Assistance Dog Day
Our Assistance Dogs do more than act as guide dogs for the blind.
Assistance Dogs Australia was born out of the need a couple had for their own child. After a visit to the USA (where they had to go for a dog at that time), they obtained a dog for their daughter. Seeing the difference the dog made to their child’s daily life, was the catalyst for more action.
That couple was Hannie and Robert Bigg OAM and they are still actively involved with Assistance Dogs Australia along with sons Andrew and Gavin.
A staggering 1 in 5 people in Australia are living with a disability.
Why should you donate to the organisation?
It costs around $35,000 to train, feed, house, have vet treatments and place an assistance dog with a client over a two year period.

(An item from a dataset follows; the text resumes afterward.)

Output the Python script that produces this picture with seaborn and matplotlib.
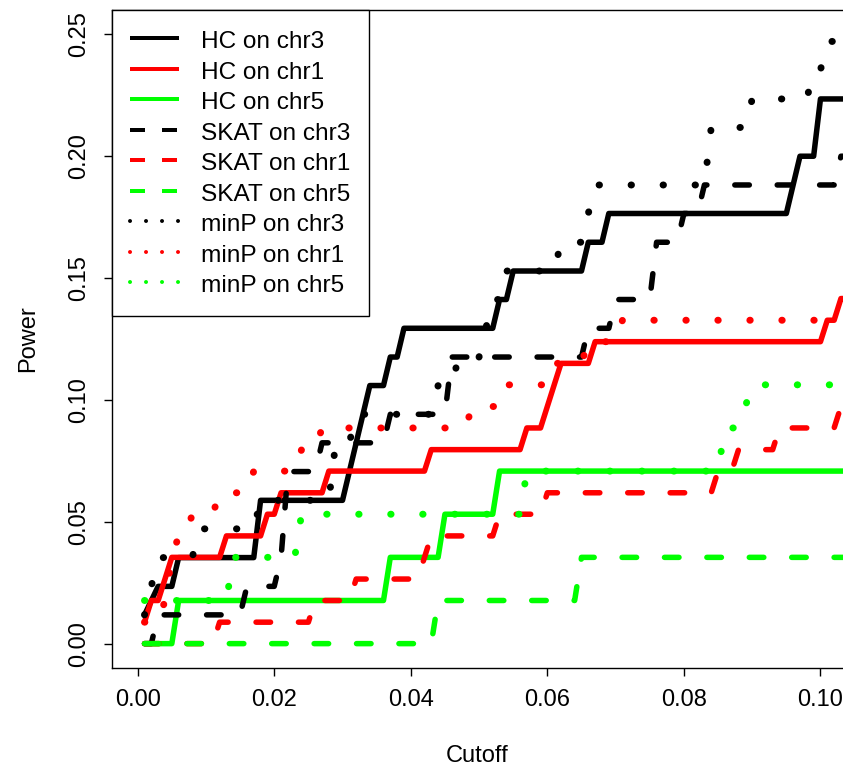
import matplotlib
matplotlib.use("Agg")
import matplotlib.pyplot as plt
from matplotlib.lines import Line2D
import pandas as pd
import seaborn as sns

# ---------------- data ----------------
# vertices of each power curve (cutoff, power); the curves are linear between them
hc_chr3_cutoff = [0.001, 0.003, 0.005, 0.006, 0.017, 0.018, 0.030, 0.034, 0.036, 0.037, 0.038, 0.039,
                  0.052, 0.053, 0.054, 0.055, 0.065, 0.066, 0.068, 0.069, 0.095, 0.097, 0.099, 0.100, 0.106]
hc_chr3_power = [0.0118, 0.0235, 0.0235, 0.0353, 0.0353, 0.0588, 0.0588, 0.1059, 0.1059, 0.1176, 0.1176, 0.1294,
                 0.1294, 0.1412, 0.1412, 0.1529, 0.1529, 0.1647, 0.1647, 0.1765, 0.1765, 0.2000, 0.2000, 0.2235, 0.2235]

hc_chr1_cutoff = [0.001, 0.002, 0.003, 0.004, 0.005, 0.012, 0.013, 0.018, 0.019, 0.020, 0.021, 0.027, 0.028,
                  0.042, 0.043, 0.056, 0.057, 0.059, 0.062, 0.066, 0.067, 0.100, 0.101, 0.102, 0.103, 0.106]
hc_chr1_power = [0.0088, 0.0177, 0.0177, 0.0265, 0.0354, 0.0354, 0.0442, 0.0442, 0.0531, 0.0531, 0.0619, 0.0619, 0.0708,
                 0.0708, 0.0796, 0.0796, 0.0885, 0.0885, 0.1150, 0.1150, 0.1239, 0.1239, 0.1327, 0.1327, 0.1416, 0.1416]

hc_chr5_cutoff = [0.001, 0.005, 0.006, 0.036, 0.037, 0.044, 0.045, 0.052, 0.053, 0.106]
hc_chr5_power = [0.0, 0.0, 0.0177, 0.0177, 0.0354, 0.0354, 0.0531, 0.0531, 0.0708, 0.0708]

skat_chr3_cutoff = [0.001, 0.002, 0.003, 0.015, 0.016, 0.020, 0.021, 0.022, 0.026, 0.027, 0.036, 0.037, 0.045,
                    0.046, 0.065, 0.066, 0.069, 0.070, 0.075, 0.076, 0.079, 0.080, 0.082, 0.083, 0.102, 0.103, 0.106]
skat_chr3_power = [0.0, 0.0, 0.0118, 0.0118, 0.0235, 0.0235, 0.0353, 0.0706, 0.0706, 0.0824, 0.0824, 0.0941, 0.0941,
                   0.1176, 0.1176, 0.1294, 0.1294, 0.1412, 0.1412, 0.1647, 0.1647, 0.1765, 0.1765, 0.1882, 0.1882, 0.2000, 0.2000]

skat_chr1_cutoff = [0.001, 0.011, 0.012, 0.025, 0.026, 0.031, 0.032, 0.041, 0.043, 0.052, 0.053, 0.059, 0.060,
                    0.084, 0.085, 0.087, 0.088, 0.093, 0.094, 0.102, 0.103, 0.106]
skat_chr1_power = [0.0, 0.0, 0.0088, 0.0088, 0.0177, 0.0177, 0.0265, 0.0265, 0.0442, 0.0442, 0.0531, 0.0531, 0.0619,
                   0.0619, 0.0708, 0.0708, 0.0796, 0.0796, 0.0885, 0.0885, 0.0973, 0.0973]

skat_chr5_cutoff = [0.001, 0.043, 0.044, 0.064, 0.065, 0.106]
skat_chr5_power = [0.0, 0.0, 0.0177, 0.0177, 0.0354, 0.0354]

minp_chr3_cutoff = [0.001, 0.002, 0.003, 0.008, 0.009, 0.017, 0.018, 0.028, 0.029, 0.031, 0.032, 0.043, 0.044,
                    0.046, 0.047, 0.050, 0.051, 0.052, 0.053, 0.054, 0.061, 0.062, 0.065, 0.066, 0.067, 0.083,
                    0.084, 0.089, 0.090, 0.098, 0.099, 0.100, 0.101, 0.106]
minp_chr3_power = [0.0118, 0.0235, 0.0353, 0.0353, 0.0471, 0.0471, 0.0588, 0.0588, 0.0824, 0.0824, 0.0941, 0.0941, 0.1059,
                   0.1059, 0.1176, 0.1176, 0.1294, 0.1412, 0.1412, 0.1529, 0.1529, 0.1647, 0.1647, 0.1765, 0.1882, 0.1882,
                   0.2118, 0.2118, 0.2235, 0.2235, 0.2353, 0.2353, 0.2471, 0.2471]

minp_chr1_cutoff = [0.001, 0.003, 0.004, 0.005, 0.006, 0.007, 0.008, 0.011, 0.012, 0.016, 0.017, 0.023, 0.024,
                    0.026, 0.027, 0.048, 0.049, 0.053, 0.054, 0.060, 0.061, 0.065, 0.066, 0.070, 0.071, 0.106]
minp_chr1_power = [0.0088, 0.0088, 0.0177, 0.0354, 0.0442, 0.0442, 0.0531, 0.0531, 0.0619, 0.0619, 0.0708, 0.0708, 0.0796,
                   0.0796, 0.0885, 0.0885, 0.0973, 0.0973, 0.1062, 0.1062, 0.1150, 0.1150, 0.1239, 0.1239, 0.1327, 0.1327]

minp_chr5_cutoff = [0.001, 0.013, 0.014, 0.023, 0.024, 0.056, 0.057, 0.085, 0.086, 0.088, 0.089, 0.090, 0.106]
minp_chr5_power = [0.0177, 0.0177, 0.0354, 0.0354, 0.0531, 0.0531, 0.0708, 0.0708, 0.0885, 0.0885, 0.0973, 0.1062, 0.1062]

series_labels = ["HC on chr3", "HC on chr1", "HC on chr5",
                 "SKAT on chr3", "SKAT on chr1", "SKAT on chr5",
                 "minP on chr3", "minP on chr1", "minP on chr5"]
series_cutoffs = [hc_chr3_cutoff, hc_chr1_cutoff, hc_chr5_cutoff,
                  skat_chr3_cutoff, skat_chr1_cutoff, skat_chr5_cutoff,
                  minp_chr3_cutoff, minp_chr1_cutoff, minp_chr5_cutoff]
series_powers = [hc_chr3_power, hc_chr1_power, hc_chr5_power,
                 skat_chr3_power, skat_chr1_power, skat_chr5_power,
                 minp_chr3_power, minp_chr1_power, minp_chr5_power]

x_ticks = [0.00, 0.02, 0.04, 0.06, 0.08, 0.10]
x_tick_labels = ["0.00", "0.02", "0.04", "0.06", "0.08", "0.10"]
y_ticks = [0.00, 0.05, 0.10, 0.15, 0.20, 0.25]
y_tick_labels = ["0.00", "0.05", "0.10", "0.15", "0.20", "0.25"]

# ---------------- styles ----------------
colors = {"chr3": "#000000", "chr1": "#FF0000", "chr5": "#00FF00"}
PX = 72.0 / 100.0               # points per pixel at dpi 100
LW_SOLID = 5.5 * PX
LW_DASH = 5.5 * PX
LW_DOT = 7.0 * PX
DASH_PATTERN = (2.64, 5.07)     # in line-width units
DOT_PATTERN = (0.05, 4.52)

rows = []
for lab, xs, ys in zip(series_labels, series_cutoffs, series_powers):
    method, _, chrom = lab.split(" ")
    for xv, yv in zip(xs, ys):
        rows.append({"series": lab, "method": method, "chr": chrom, "cutoff": xv, "power": yv})
df = pd.DataFrame(rows)

sns.set_style("ticks")
plt.rcParams["font.family"] = ["Liberation Sans", "DejaVu Sans"]
plt.rcParams["text.color"] = "black"
plt.rcParams["axes.labelcolor"] = "black"
plt.rcParams["xtick.color"] = "black"
plt.rcParams["ytick.color"] = "black"

fig = plt.figure(figsize=(8.43, 7.68), dpi=100)
ax = fig.add_axes([112 / 843, 100 / 768, 731 / 843, 658 / 768])

for lab in series_labels:
    sub = df[df["series"] == lab]
    method = sub["method"].iloc[0]
    chrom = sub["chr"].iloc[0]
    lw = {"HC": LW_SOLID, "SKAT": LW_DASH, "minP": LW_DOT}[method]
    sns.lineplot(data=sub, x="cutoff", y="power", ax=ax, color=colors[chrom],
                 linewidth=lw, sort=False, estimator=None, legend=False)
    line = ax.lines[-1]
    line.set_solid_capstyle("round")
    line.set_dash_capstyle("round")
    line.set_solid_joinstyle("round")
    line.set_dash_joinstyle("round")
    if method == "SKAT":
        line.set_dashes(DASH_PATTERN)
    elif method == "minP":
        line.set_dashes(DOT_PATTERN)

ax.set_xlim(-0.00376, 0.1033)
ax.set_ylim(-0.01, 0.26)
ax.set_xticks(x_ticks, labels=x_tick_labels)
ax.set_yticks(y_ticks, labels=y_tick_labels)
ax.tick_params(axis="both", direction="out", length=8 * PX, width=1.0, labelsize=17, color="black")
ax.tick_params(axis="x", pad=9)
ax.tick_params(axis="y", pad=10, labelrotation=90)
for t in ax.get_yticklabels():
    t.set_va("center")

for side in ["left", "bottom", "top"]:
    ax.spines[side].set_color("black")
    ax.spines[side].set_linewidth(1.0)
ax.spines["right"].set_visible(False)

ax.set_xlabel("Cutoff", fontsize=17)
ax.set_ylabel("Power", fontsize=17)
ax.xaxis.set_label_coords(0.5, -0.117)
ax.yaxis.set_label_coords(-0.100, 0.5)

# legend with thinner sample lines, as in the reference
handles = []
for lab in series_labels:
    method, _, chrom = lab.split(" ")
    if method == "HC":
        h = Line2D([], [], color=colors[chrom], lw=4 * PX, solid_capstyle="butt")
    elif method == "SKAT":
        h = Line2D([], [], color=colors[chrom], lw=4 * PX, linestyle=(0, (3.75, 4.25)), dash_capstyle="butt")
    else:
        h = Line2D([], [], color=colors[chrom], lw=4 * PX, linestyle=(0, (0.01, 3.99)), dash_capstyle="round")
    handles.append(h)

leg = ax.legend(handles, series_labels, loc="upper left", bbox_to_anchor=(0, 1), borderaxespad=0,
                fontsize=17.6, handlelength=1.98, handleheight=1.11, handletextpad=0.93,
                borderpad=0.75, labelspacing=0.22,
                frameon=True, fancybox=False, framealpha=1, edgecolor="black")
leg.get_frame().set_linewidth(1.0)

fig.savefig("out.png", dpi=100)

The dogs are provided to the disabled client totally free of charge. The organisation does not receive any government assistance. It is only through the philanthropic donations of people like yourself that it continues to provide an essential aid to those living with a disability.
Our Coast Guards
Amongst other things, it is the duty of our Coast Guard to protect our waters from illegal fishing by boats from other countries.
They can stop Australian boats too and check on the catch they have, ensuring it is within bag limits with fish of legal size.

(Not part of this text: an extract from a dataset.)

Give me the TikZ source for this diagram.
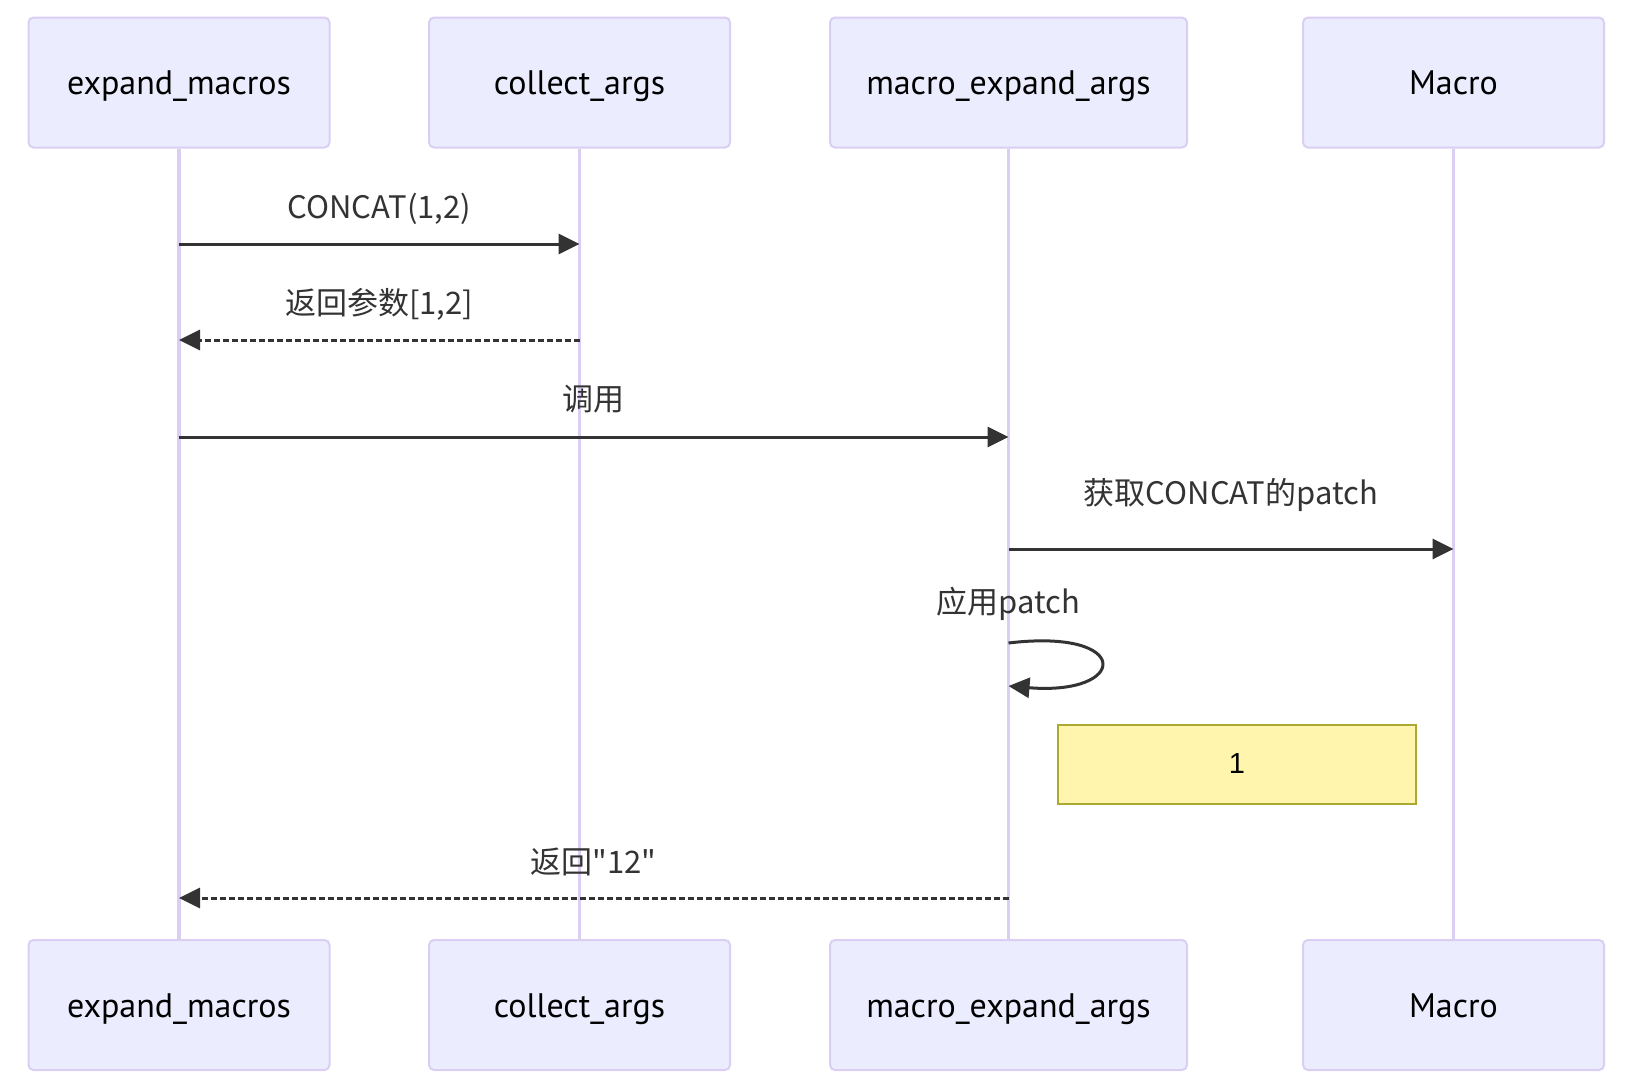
\documentclass[tikz,border=0pt]{standalone}
\usepackage{fontspec}
\setmainfont{PT Sans}
\newfontfamily\cjkfont{Noto Sans CJK SC}
\newfontfamily\notefont{Liberation Sans}
\usetikzlibrary{arrows.meta,positioning,calc}
\definecolor{actorfill}{HTML}{ECECFF}
\definecolor{actorbd}{HTML}{DACEF3}
\definecolor{msgink}{HTML}{333333}
\definecolor{notefill}{HTML}{FFF5AD}
\definecolor{notebd}{HTML}{AAAA33}
\tikzset{
  actorbox/.style={rectangle,rounded corners=5pt,draw=actorbd,line width=2pt,
    fill=actorfill,text=black,align=center,font=\fontsize{34}{40}\selectfont,
    minimum height=130pt,minimum width=301pt,inner sep=0pt,
    text height=24pt,text depth=0pt},
  lifeline/.style={draw=actorbd,line width=3.5pt},
  msgarr/.style={-{Triangle[length=21pt,width=20pt]},line width=3pt,color=msgink},
  retarr/.style={msgarr,dash pattern=on 5.5pt off 3.5pt},
  msglabel/.style={font=\cjkfont\fontsize{31}{36}\selectfont,text=msgink,inner sep=0pt},
  notebox/.style={rectangle,draw=notebd,line width=2pt,fill=notefill,text=black,
    font=\notefont\fontsize{29}{34}\selectfont,minimum width=358pt,minimum height=79pt},
}
\begin{document}
\begin{tikzpicture}[x=1pt,y=-1pt]
  \useasboundingbox (0,0) rectangle (1630,1092);
  % actors
  \node[actorbox] (em) at (179,82.5) {expand\_macros};
  \node[actorbox] (ca) at (579.5,82.5) {collect\_args};
  \node[actorbox,minimum width=357pt] (mea) at (1008.5,82.5) {macro\_expand\_args};
  \node[actorbox] (mc) at (1453.5,82.5) {Macro};
  \node[actorbox] (emb) at (179,1005) {expand\_macros};
  \node[actorbox] (cab) at (579.5,1005) {collect\_args};
  \node[actorbox,minimum width=357pt] (meab) at (1008.5,1005) {macro\_expand\_args};
  \node[actorbox] (mcb) at (1453.5,1005) {Macro};
  \foreach \a in {em,ca,mea,mc}
    \draw[lifeline] (\a.south) -- (\a b.north);

  % message rows
  \coordinate (r1) at (0,244);
  \coordinate (r2) at (0,340);
  \coordinate (r3) at (0,437);
  \coordinate (r4) at (0,549);
  \coordinate (r5) at (0,643);
  \coordinate (r6) at (0,686);
  \coordinate (r7) at (0,898);

  \draw[msgarr] (em |- r1) -- (ca |- r1) node[midway,yshift=35pt,msglabel]{CONCAT(1,2)};
  \draw[retarr] (ca |- r2) -- (em |- r2) node[midway,yshift=36pt,msglabel]{返回参数[1,2]};
  \draw[msgarr] (em |- r3) -- (mea |- r3) node[midway,yshift=38pt,msglabel]{调用};
  \draw[msgarr] (mea |- r4) -- (mc |- r4) node[midway,yshift=54pt,msglabel]{获取CONCAT的patch};
  \node[msglabel,above=22pt of {mea |- r5}] (selflbl) {应用patch};
  \draw[msgarr] (mea |- r5) .. controls +(125,-15) and +(120,10) .. (mea |- r6);
  \node[notebox] (nt) at (1237,764) {1};
  \draw[retarr] (mea |- r7) -- (em |- r7) node[midway,yshift=36pt,msglabel]{返回"12"};
\end{tikzpicture}
\end{document}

Preventing drug runners from reaching our shores is another important duty.
Not all glamour
Our Coast Guards also have the unenviable task of recovering bodies lost at sea.
This could be because a vessel has got into trouble and been capsized. Or someone washed overboard.
Sadly, they spend a fair amount of time searching for a fisherman who has been washed off rocks. While not always the case, his death could have perhaps been prevented by tethering himself to a solid stake.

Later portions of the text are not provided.